In practice, most enterprise SSL offload is handled by dedicated hardware devices known as web application accelerators (aka content switches or application delivery controllers, ADCs), such as the Cisco Netscaler, F5 BIG-IP, Kemp LoadMaster, and Blue Coat ProxySG – #3 in the list above.
These devices are examples of multi-layer switches; network devices which operate at several different layers of the OSI model, including layer 6, where SSL/TLS operate. These web ADCs can provide significant functionality and intelligence, for instance by optimizing TCP requests from a client browser, compressing/uncompressing HTTP data, and by offloading the SSL/TLS decryption workload.

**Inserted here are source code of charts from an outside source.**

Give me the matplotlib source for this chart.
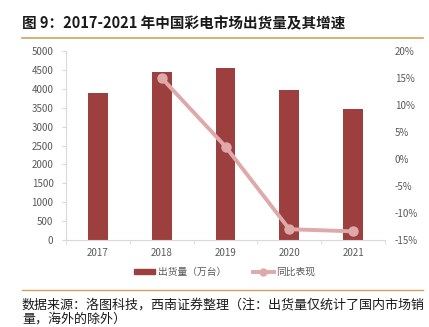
import matplotlib
matplotlib.use("Agg")
import matplotlib.pyplot as plt
from matplotlib.lines import Line2D
from matplotlib.patches import Patch
import numpy as np

plt.rcParams['font.family'] = ['Noto Sans CJK SC', 'DejaVu Sans']

years = ['2017', '2018', '2019', '2020', '2021']
shipments = [3880, 4450, 4560, 3970, 3460]
growth_years = ['2018', '2019', '2020', '2021']
growth = [15.0, 2.3, -13.0, -13.4]

title = '图 9：2017-2021 年中国彩电市场出货量及其增速'
source = '数据来源：洛图科技，西南证券整理（注：出货量仅统计了国内市场销'
source2 = '量，海外的除外）'
bar_label = '出货量（万台）'
line_label = '同比表现'

bar_color = '#9E3F3F'
line_color = '#E0A9A9'
tick_color = '#595959'
rule_color = '#D2A35E'

fig = plt.figure(figsize=(4.29, 3.27), dpi=100)
W, H = 429, 327
ax = fig.add_axes([66 / W, 1 - 240 / H, (385 - 66) / W, (240 - 51) / H])

x = np.arange(len(years))
ax.bar(x, shipments, width=0.31, color=bar_color, zorder=2)
ax.set_xlim(-0.5, len(years) - 0.5)
ax.set_ylim(0, 5000)
ax.set_yticks(np.arange(0, 5001, 500))
ax.set_xticks(x)
ax.set_xticklabels(years)
ax.set_xticks(np.arange(-0.5, len(years)), minor=True)
ax.tick_params(axis='x', which='major', length=0, pad=6, labelsize=7, colors=tick_color)
ax.tick_params(axis='x', which='minor', length=3, color='#D9D9D9')
ax.tick_params(axis='y', length=3, color='#D9D9D9', labelsize=7, colors=tick_color, pad=6)
for s in ['top', 'right']:
    ax.spines[s].set_visible(False)
ax.spines['left'].set_color('#D9D9D9')
ax.spines['bottom'].set_color('#D9D9D9')

ax2 = ax.twinx()
gx = [years.index(y) for y in growth_years]
ax2.plot(gx, growth, color=line_color, lw=2.8, marker='o', ms=6.5, zorder=3)
ax2.set_ylim(-15, 20)
ax2.set_yticks(np.arange(-15, 21, 5))
ax2.set_yticklabels([f'{v}%' for v in range(-15, 21, 5)])
ax2.tick_params(axis='y', length=0, labelsize=7, colors=tick_color, pad=7)
for s in ['top', 'right', 'left', 'bottom']:
    ax2.spines[s].set_visible(False)

# title and rules
fig.text(22 / W, 1 - 23 / H, title, fontsize=10.5, fontweight='bold', color='#1a1a1a',
         va='center', ha='left')
fig.add_artist(Line2D([22 / W, 423 / W], [1 - 37.5 / H] * 2, color=rule_color, lw=1.2))
fig.add_artist(Line2D([22 / W, 423 / W], [1 - 290 / H] * 2, color=rule_color, lw=1.0))

handles = [Patch(color=bar_color, label=bar_label),
           Line2D([], [], color=line_color, lw=2.8, marker='o', ms=5, label=line_label)]
fig.legend(handles=handles, loc='center', bbox_to_anchor=(225 / W, 1 - 272 / H), ncol=2,
           frameon=False, fontsize=7, labelcolor=tick_color, handlelength=2.1,
           handleheight=0.5, columnspacing=2.8, handletextpad=0.3)

fig.text(22 / W, 1 - 305 / H, source, fontsize=9.4, style='italic', color='#1a1a1a',
         va='center', ha='left')
fig.text(22 / W, 1 - 319 / H, source2, fontsize=9.4, style='italic', color='#1a1a1a',
         va='center', ha='left')

fig.savefig('out.png', dpi=100)
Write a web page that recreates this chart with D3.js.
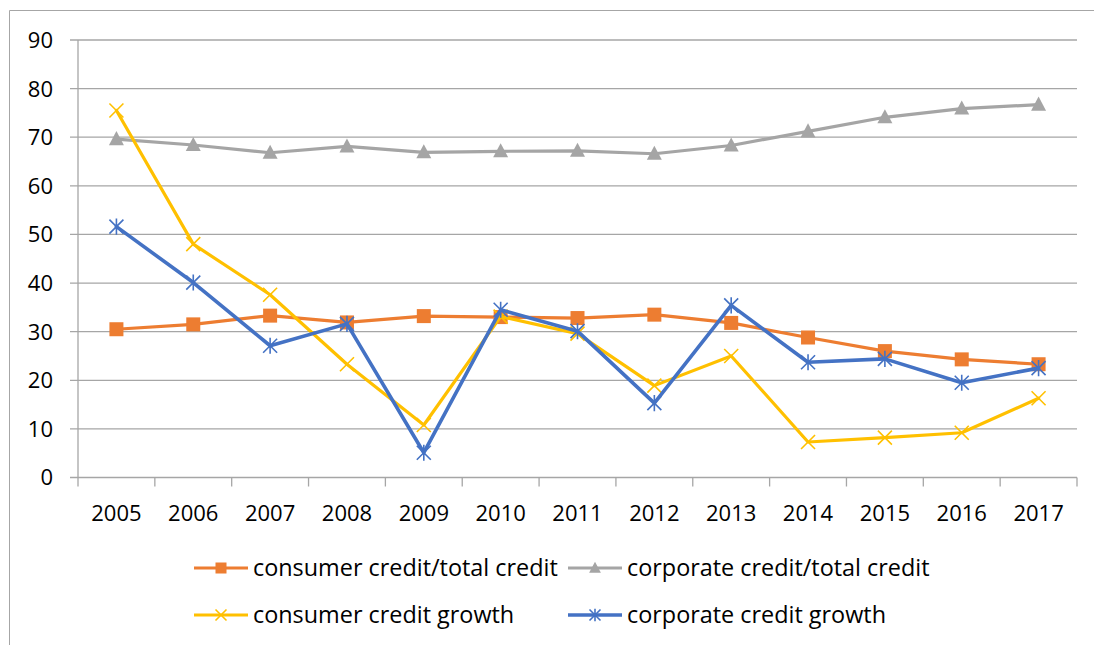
<!DOCTYPE html>
<html>
<head>
<meta charset="utf-8">
<script src="https://cdn.jsdelivr.net/npm/d3@7"></script>
<style>
  html, body { margin: 0; padding: 0; background: #fff; }
  svg { display: block; }
  text { font-family: "Open Sans", Lato, sans-serif; fill: #000; }
</style>
</head>
<body>
<svg id="chart" width="1094" height="645"></svg>
<script>
const years = ["2005","2006","2007","2008","2009","2010","2011","2012","2013","2014","2015","2016","2017"];
const yTicks = [0,10,20,30,40,50,60,70,80,90];
const consumerShare  = [30.5,31.5,33.3,31.9,33.2,33.0,32.8,33.5,31.8,28.8,26.0,24.3,23.3];
const corporateShare = [69.6,68.4,66.8,68.1,66.9,67.1,67.2,66.6,68.3,71.2,74.1,75.9,76.7];
const consumerGrowth = [75.5,48.0,37.6,23.3,10.8,33.1,29.6,18.9,25.0,7.3,8.2,9.2,16.3];
const corporateGrowth= [51.6,40.1,27.1,31.6,5.1,34.5,30.1,15.3,35.4,23.7,24.4,19.5,22.5];
const seriesNames = ["consumer credit/total credit","corporate credit/total credit","consumer credit growth","corporate credit growth"];

const series = [
  {name: seriesNames[0], values: consumerShare,   color: "#ED7D31", marker: "square", width: 3.2},
  {name: seriesNames[1], values: corporateShare,  color: "#A5A5A5", marker: "triangle", width: 3.2},
  {name: seriesNames[2], values: consumerGrowth,  color: "#FFC000", marker: "x", width: 3.2},
  {name: seriesNames[3], values: corporateGrowth, color: "#4472C4", marker: "star", width: 3.6}
];

const svg = d3.select("#chart");
const L = 78, R = 1077, T = 40, B = 477.5;
const FS = 22;
const LFS = 23.4;

// outer frame (cropped chart area border)
svg.append("path")
  .attr("d", "M9.5,645 L9.5,10.5 L1094,10.5")
  .attr("fill", "none").attr("stroke", "#a6a6a6").attr("stroke-width", 1);

const x = d3.scaleBand().domain(years).range([L, R]).padding(0);
const y = d3.scaleLinear().domain([0, 90]).range([B, T]);

// gridlines
svg.append("g").selectAll("line").data(yTicks).join("line")
  .attr("x1", L - 8).attr("x2", R)
  .attr("y1", d => y(d)).attr("y2", d => y(d))
  .attr("stroke", "#a6a6a6").attr("stroke-width", 1.3);

// y axis line
svg.append("line").attr("x1", L).attr("x2", L).attr("y1", T).attr("y2", B)
  .attr("stroke", "#a6a6a6").attr("stroke-width", 1.3);

// y labels
svg.append("g").selectAll("text").data(yTicks).join("text")
  .attr("x", 53).attr("y", d => y(d)).attr("dy", "0.36em")
  .attr("text-anchor", "end").attr("font-size", FS)
  .text(d => d);

// x tick marks at band boundaries
const bounds = years.map(d => x(d)).concat([R]);
svg.append("g").selectAll("line").data(bounds).join("line")
  .attr("x1", d => d).attr("x2", d => d)
  .attr("y1", B).attr("y2", B + 9)
  .attr("stroke", "#a6a6a6").attr("stroke-width", 1.3);

// x labels
svg.append("g").selectAll("text").data(years).join("text")
  .attr("x", d => x(d) + x.bandwidth() / 2).attr("y", 513).attr("dy", "0.36em")
  .attr("text-anchor", "middle").attr("font-size", FS)
  .text(d => d);

function drawMarker(g, type, color, cx, cy, r) {
  if (type === "square") {
    g.append("rect").attr("x", cx - r).attr("y", cy - r).attr("width", 2 * r).attr("height", 2 * r)
      .attr("fill", color);
  } else if (type === "triangle") {
    g.append("path").attr("d", `M${cx},${cy - r * 1.15} L${cx + r * 1.07},${cy + r * 0.86} L${cx - r * 1.07},${cy + r * 0.86} Z`)
      .attr("fill", color);
  } else if (type === "x") {
    g.append("path").attr("d", `M${cx - r},${cy - r} L${cx + r},${cy + r} M${cx - r},${cy + r} L${cx + r},${cy - r}`)
      .attr("stroke", color).attr("stroke-width", 1.6).attr("fill", "none");
  } else if (type === "star") {
    g.append("path").attr("d", `M${cx - r},${cy - r} L${cx + r},${cy + r} M${cx - r},${cy + r} L${cx + r},${cy - r} M${cx},${cy - r * 1.15} L${cx},${cy + r * 1.15}`)
      .attr("stroke", color).attr("stroke-width", 1.6).attr("fill", "none");
  }
}

const line = d3.line().x((d, i) => x(years[i]) + x.bandwidth() / 2).y(d => y(d));

series.forEach(s => {
  const g = svg.append("g");
  g.append("path").datum(s.values).attr("d", line)
    .attr("fill", "none").attr("stroke", s.color).attr("stroke-width", s.width)
    .attr("stroke-linejoin", "round").attr("stroke-linecap", "round");
  s.values.forEach((v, i) => drawMarker(g, s.marker, s.color, x(years[i]) + x.bandwidth() / 2, y(v), 7));
});

// legend
const legendPos = [
  {x: 194, y: 568}, {x: 568, y: 568},
  {x: 194, y: 615}, {x: 568, y: 615}
];
series.forEach((s, i) => {
  const p = legendPos[i];
  const g = svg.append("g");
  g.append("line").attr("x1", p.x).attr("x2", p.x + 54).attr("y1", p.y).attr("y2", p.y)
    .attr("stroke", s.color).attr("stroke-width", s.width);
  drawMarker(g, s.marker, s.color, p.x + 27, p.y, 5.5);
  g.append("text").attr("x", p.x + 59).attr("y", p.y).attr("dy", "0.36em")
    .attr("font-size", LFS).text(s.name);
});
</script>
</body>
</html>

Such devices become particularly crucial when HTTPS traffic needs to be terminated then re-encrypted for onward transmission to another server inside the (possibly untrusted) network; financial and military networks typically employ this strategy:
Hardware and Virtualisation for SSL Offloading
The performance of software implementations (#1 above) for high traffic sites is doubtful. Certainly, the best software implementation of SSL encryption/decryption will almost always be substantially slower than the best hardware implementation. Therefore, either add-in cards (difficult to scale/manage), or dedicated hardware are likely to be the choice for large web sites.
The latest hardware SSL accelerators (such as the AX series from A10) offer an additional benefit: virtualisation. By running a special hypervisor atop the crypto-tuned hardware, multiple virtual appliances can be defined, with the benefit of isolating changes from each other, whilst retaining the benefit of direct access to specialist encryption/decryption hardware via the hypervisor.
SSL Offload on the Client
For mobile devices, reducing compute cycles leads to power savings. Therefore, if computationally expensive operations such as encryption/decryption can be performed in hardware on the device, the result will be extended battery life. Some devices now include dedicated crypto hardware support, such as Intel’s AES-NI (Advanced Encryption Standard New Instructions).
This “client-side” support for hardware crypto is still in its infancy, but seems likely to grow as the power-saving and speed advantages become apparent (and HTTPS yet more widely used).
Beyond SSL Offload
Although offloading SSL to dedicated hardware-backed application accelerators, there are limits to the performance improvements achieved if other aspects of the web application are not optimised. This article over at HTTPWatch describing HTTPS performance tuning makes three excellent points to help improve application performance over HTTPS, and I’d add two more:
- Use HTTP 1.1 Connection Keep-Alive – this avoids the extra round-trips needed by the browser to set up/tear down the underlying TCP connection on every request. The more recent versions of the TLS specification include optimisations for Keep-Alive (“abbreviated handshake”).
- Avoid mixed content warnings – the dreaded “This page contains both secure and non-secure items” dialog warning in older IE browsers. Achieved by aligning the protocols used for content delivery (http/https), or by serving all requests over HTTPS.
- Use HTTPS-aware Content Delivery Networks or proxies – by delivering static content over HTTPS via CDNs or caching proxies, you reduce the workload on your servers and improve page load speed.
- Compress HTTPS content – because the cost of encryption/decryption depends on the length of the data, compressing the HTTPS data stream before encryption can help to reduce the compute cost.
The Future – SSL Proxies?
The value of web acceleration appliances was highlighted by the acquisition in December 2011 of Blue Coat Systems for $1.3 billion by a private equity firm. Blue Coat offers an SSL Proxy device, allowing organisations to “power to define, enforce and audit intelligent policy controls over user/application interactions”; in other words, SSL Proxies can transparently “sniff” encrypted HTTPS traffic in real time.
In a future of “HTTPS everywhere”, it seems that HTTPS proxies will become more prevalent. Clearly, optimising the decrypt/encrypt of proxied traffic will be crucial, so dedicated hardware for SSL offload is likely to be with us for some time.